I'm working on a tensorflow model for identifying different butterfies. I'm using Neural networks for this and I'm reading images from folders and all the data gets split in a train dataset and validation dataset, but I want split these like this:
(train_images, train_labels), (test_images, test_labels) = datasets.cifar10.load_data()
instead of:
train_ds = utils.image_dataset_from_directory(data_dir, validation_split=0.2, subset="training", seed=123, image_size=(img_height, img_width), batch_size=BATCH_SIZE)
val_ds = utils.image_dataset_from_directory(data_dir, validation_split=0.2, subset="validation", seed=123, image_size=(img_height, img_width), batch_size=BATCH_SIZE)
I have tried doing this, but it makes the accuracy of my model real crap so I don't think it's correct:
train_images = np.concatenate([x for x, y in train_ds], axis=0)
train_labels = np.concatenate([y for x, y in train_ds], axis=0)
test_images = np.concatenate([x for x, y in val_ds], axis=0)
test_labels = np.concatenate([y for x, y in val_ds], axis=0)

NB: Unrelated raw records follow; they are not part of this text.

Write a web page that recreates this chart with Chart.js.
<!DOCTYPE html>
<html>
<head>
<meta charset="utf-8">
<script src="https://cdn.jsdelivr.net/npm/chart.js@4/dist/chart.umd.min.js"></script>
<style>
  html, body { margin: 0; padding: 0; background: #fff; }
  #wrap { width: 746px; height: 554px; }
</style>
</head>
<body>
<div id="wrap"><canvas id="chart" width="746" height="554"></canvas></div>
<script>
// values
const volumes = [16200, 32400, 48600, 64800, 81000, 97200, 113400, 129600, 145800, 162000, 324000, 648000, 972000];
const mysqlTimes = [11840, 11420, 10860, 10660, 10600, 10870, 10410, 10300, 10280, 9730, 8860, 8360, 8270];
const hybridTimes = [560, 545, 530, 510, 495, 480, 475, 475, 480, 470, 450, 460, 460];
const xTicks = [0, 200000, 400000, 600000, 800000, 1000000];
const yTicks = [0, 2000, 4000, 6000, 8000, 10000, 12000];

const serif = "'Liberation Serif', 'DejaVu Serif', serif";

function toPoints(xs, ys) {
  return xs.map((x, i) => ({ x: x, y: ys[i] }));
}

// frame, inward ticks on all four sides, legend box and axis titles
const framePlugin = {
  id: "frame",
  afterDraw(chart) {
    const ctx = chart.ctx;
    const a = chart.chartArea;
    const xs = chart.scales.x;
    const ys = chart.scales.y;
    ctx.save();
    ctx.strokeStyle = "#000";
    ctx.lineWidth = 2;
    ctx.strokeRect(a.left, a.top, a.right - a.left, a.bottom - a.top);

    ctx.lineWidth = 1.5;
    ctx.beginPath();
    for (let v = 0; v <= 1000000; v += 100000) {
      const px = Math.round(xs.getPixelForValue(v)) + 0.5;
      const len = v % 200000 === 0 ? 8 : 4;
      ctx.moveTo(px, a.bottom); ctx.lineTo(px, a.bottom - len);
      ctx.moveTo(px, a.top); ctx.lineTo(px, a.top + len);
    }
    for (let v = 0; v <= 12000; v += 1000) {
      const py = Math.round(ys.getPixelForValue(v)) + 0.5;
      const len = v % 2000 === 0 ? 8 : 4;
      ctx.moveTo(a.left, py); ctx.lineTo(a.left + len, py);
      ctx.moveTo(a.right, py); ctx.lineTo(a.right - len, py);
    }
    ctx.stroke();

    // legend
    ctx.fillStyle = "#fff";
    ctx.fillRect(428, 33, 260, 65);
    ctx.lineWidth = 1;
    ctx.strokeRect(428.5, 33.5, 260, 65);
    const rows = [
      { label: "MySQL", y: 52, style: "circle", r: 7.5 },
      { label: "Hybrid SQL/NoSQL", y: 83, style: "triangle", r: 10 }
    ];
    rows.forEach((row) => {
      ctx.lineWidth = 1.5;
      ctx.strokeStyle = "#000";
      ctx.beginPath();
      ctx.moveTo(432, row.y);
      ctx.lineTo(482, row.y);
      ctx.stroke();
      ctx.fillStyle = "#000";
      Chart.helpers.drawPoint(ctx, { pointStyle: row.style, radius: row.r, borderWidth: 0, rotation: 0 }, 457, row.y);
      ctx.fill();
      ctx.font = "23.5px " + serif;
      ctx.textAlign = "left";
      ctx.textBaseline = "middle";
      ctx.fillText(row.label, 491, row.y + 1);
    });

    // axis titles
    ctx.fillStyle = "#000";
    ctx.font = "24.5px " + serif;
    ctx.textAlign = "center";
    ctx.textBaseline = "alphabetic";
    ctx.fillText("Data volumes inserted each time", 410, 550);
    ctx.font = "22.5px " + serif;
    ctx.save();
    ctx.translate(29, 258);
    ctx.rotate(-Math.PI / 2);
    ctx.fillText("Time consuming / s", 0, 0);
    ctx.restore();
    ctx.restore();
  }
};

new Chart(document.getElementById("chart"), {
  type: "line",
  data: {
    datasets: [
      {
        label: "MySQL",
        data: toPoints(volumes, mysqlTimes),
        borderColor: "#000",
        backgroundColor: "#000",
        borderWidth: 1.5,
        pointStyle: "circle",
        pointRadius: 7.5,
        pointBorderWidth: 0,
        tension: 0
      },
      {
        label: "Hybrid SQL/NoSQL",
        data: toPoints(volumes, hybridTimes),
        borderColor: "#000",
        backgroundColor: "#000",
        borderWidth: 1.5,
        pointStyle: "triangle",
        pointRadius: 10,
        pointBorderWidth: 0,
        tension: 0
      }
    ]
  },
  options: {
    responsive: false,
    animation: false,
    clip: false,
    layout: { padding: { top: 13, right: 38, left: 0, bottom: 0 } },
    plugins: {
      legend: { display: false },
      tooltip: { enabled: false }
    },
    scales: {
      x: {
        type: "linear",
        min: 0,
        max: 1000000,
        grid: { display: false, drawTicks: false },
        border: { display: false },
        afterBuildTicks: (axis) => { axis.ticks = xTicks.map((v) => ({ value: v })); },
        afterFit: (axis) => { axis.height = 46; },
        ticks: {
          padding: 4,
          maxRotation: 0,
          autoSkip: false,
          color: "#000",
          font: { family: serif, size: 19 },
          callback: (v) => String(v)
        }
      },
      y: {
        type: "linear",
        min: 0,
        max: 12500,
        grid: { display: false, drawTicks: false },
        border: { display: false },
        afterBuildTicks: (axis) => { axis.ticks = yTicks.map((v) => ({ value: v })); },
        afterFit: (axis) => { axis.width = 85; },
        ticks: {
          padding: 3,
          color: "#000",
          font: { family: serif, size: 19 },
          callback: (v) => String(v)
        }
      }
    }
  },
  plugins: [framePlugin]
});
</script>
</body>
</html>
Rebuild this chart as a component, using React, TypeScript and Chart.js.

I have tried a lot of methods from stackoverflow, but they also don't work.
My model:
model = tf.keras.Sequential([
# Please reread this link for a better understanding of the data being entered:
#https://www.codespeedy.com/determine-input-shape-in-keras-tensorflow/
layers.Conv2D(32, (3, 3), activation='relu', input_shape=(180, 180, 3)),
layers.MaxPooling2D((2, 2)),
layers.Conv2D(64, (3, 3), activation='relu'),
layers.MaxPooling2D((2, 2), strides=2),
layers.Flatten(),
layers.Dropout(0.2, input_shape=(180, 180, 3)),
layers.Dense(64, activation='relu'),
layers.Dense(5, activation='softmax') # there are 5 classes_names/folders or 5 kinds of butterflies
])
CodePudding user response:
for image_batch, labels_batch in train_ds:
print(image_batch.shape)
print(labels_batch.shape)
break
this code I found here shows that the dataset u get is just an iterator u can iterate over.
so this should work for generating the list u wanted
list_images = [step[0] for step in train_ds]
list_labels = [step[1] for step in train_ds]
but there I a catch to you would have to set your batch size when generating the dataset from the folder. Otherwise, this will work but the items list_images are lists with images with the length of your batch size.
CodePudding user response:
Fixed the problem:
for x, y in train_ds:
train_images = x
train_labels = y
train_images & train_labels don't have to be initilaized!